ELK GROVE, California (KOVR) -- A Pleasant Grove High School drag performance on campus has stirred emotion and divided parents over this question: should drag shows be allowed in schools?
A student-led routine by the high school's LGBTQ+ group showed students in drag, performing to songs in a four-minute dance.
It happened at the school's annual multicultural assembly on Friday, March 3. It's an event that has been going on for decades within the district, showcasing culture and allowing students to educate their peers on different backgrounds.
The drag performance came at the end of the assembly. Parents choosing to speak out say the district should have given them the choice of whether or not their student would attend.
"I don't think that drag belongs in school," said Amy, a mom of two sons at the school.
"And so it was a complete shock," said Heidi, who has two daughters enrolled.
Both parents asked their last names not be used to keep their students from being identified.
The moms say what disappoints them most is that school leaders did not make it known that students would be performing in drag at the assembly and that their students would be required to attend.
"They were not transparent and it was mandatory," said Heidi.
Parents say that this year, all of the groups performing were not outlined to parents ahead of the assembly like they have been in years past.

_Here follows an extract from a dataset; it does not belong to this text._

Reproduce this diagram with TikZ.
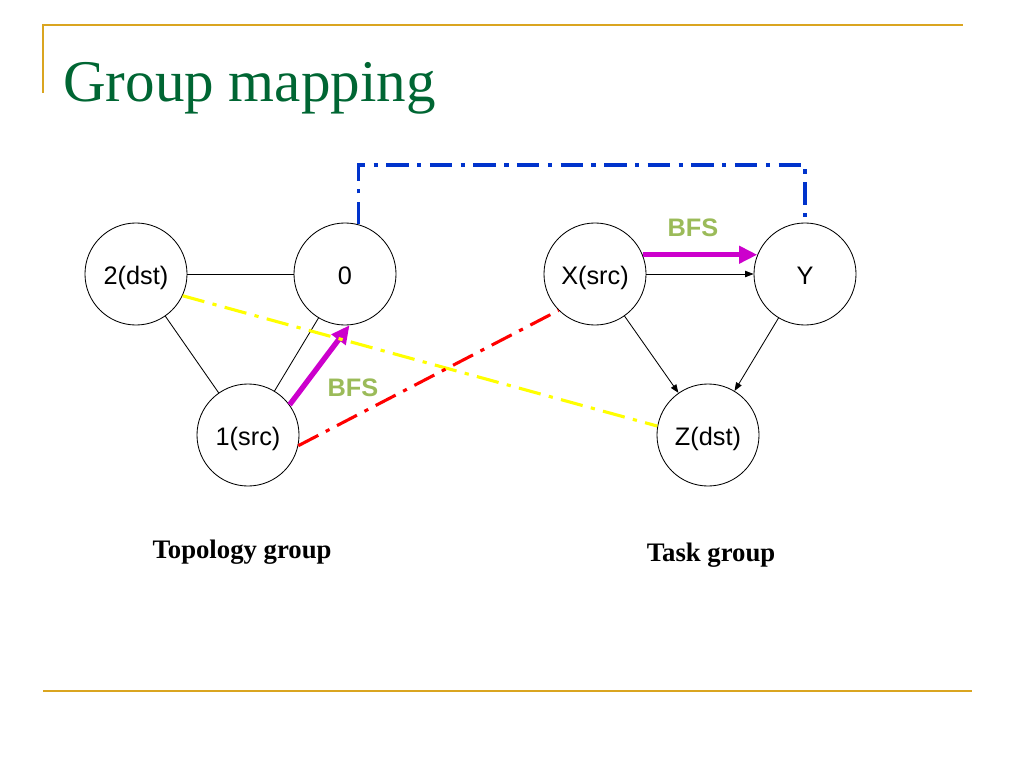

Heidi and Amy say their children texted them during Friday's assembly that they were uncomfortable with the performance.
"My son said to me, 'mom, I'm just going to put my head down.' I texted him back and said, 'you can leave if you are not comfortable' and he said that they were not allowed to," said Amy.
School district leaders told CBS13 in a statement that, "all performances at the multicultural assembly were approved by school staff and administration."
Parents say they wish they could have had a conversation with their own children about drag.
"It is my right to decide when they are exposed to certain things and when they are not," said Amy.
However, not everyone thinks the performance was inappropriate.
Beverly Kearney with Sacramento's Love is Love movement told CBS13 she sees nothing wrong with it.
"While one parent may take offense to it, what about that parent whose kid for the first time got the chance to be who they are?" asked Kearney.
She argues every child deserves to see themselves represented in school activities.
"I think it sends a message to kids that who they are is valid, it's important, it matters. That there is nothing wrong with them," said Kearney.
At the center of the debate is the question of whether performing in drag sexualizes these students.
"When you are sexualizing kids under the umbrella of inclusivity, that is where it draws a line," said Heidi, who argues certain aspects of the routine were overtly sexual.
Kearney disagrees, saying after watching the video of the performance, it was not.
"I've seen far more sexualized performances by high school dance teams and they are wearing far less clothing than the drag performers were," she said.
The Elk Grove Unified School District statement released to the media reads in its entirety:
"On Friday, March 3rd, various students at an Elk Grove Unified high school performed as part of the school's multicultural assembly. The show included only Elk Grove Unified students and was held in full compliance with student codes of conduct and existing requirements for on-campus events. All performances at the multicultural assembly were approved by school staff and administration with the support of EGUSD Secondary Education.
"All EGUSD students are protected under numerous federal, state and district anti-discrimination laws. California and federal law require schools to afford students equal opportunity and access to the school's activities and programs, in a manner that is consistent with each student's gender identity and gender expression. (California Education Code section 234.1).
"The primary responsibility for a student's attire resides with the student and families. The school district and individual schools are responsible for seeing that student attire does not interfere with the health or safety of any student, and that student attire does not contribute to a hostile or intimidating atmosphere for any student. The BP and AR 5132 Dress and Grooming includes the following:
a. Allow students to wear clothing of their choice that is comfortable.
b. Allow students to wear religious attire without fear of discipline or discrimination.
c. Allow students to wear clothing that expresses their self-identified gender.
d. Ensure that all students are treated equitably regardless of race, sex, gender identity, gender expression, sexual orientation, ethnicity, religion, cultural observance, household income or body type/size."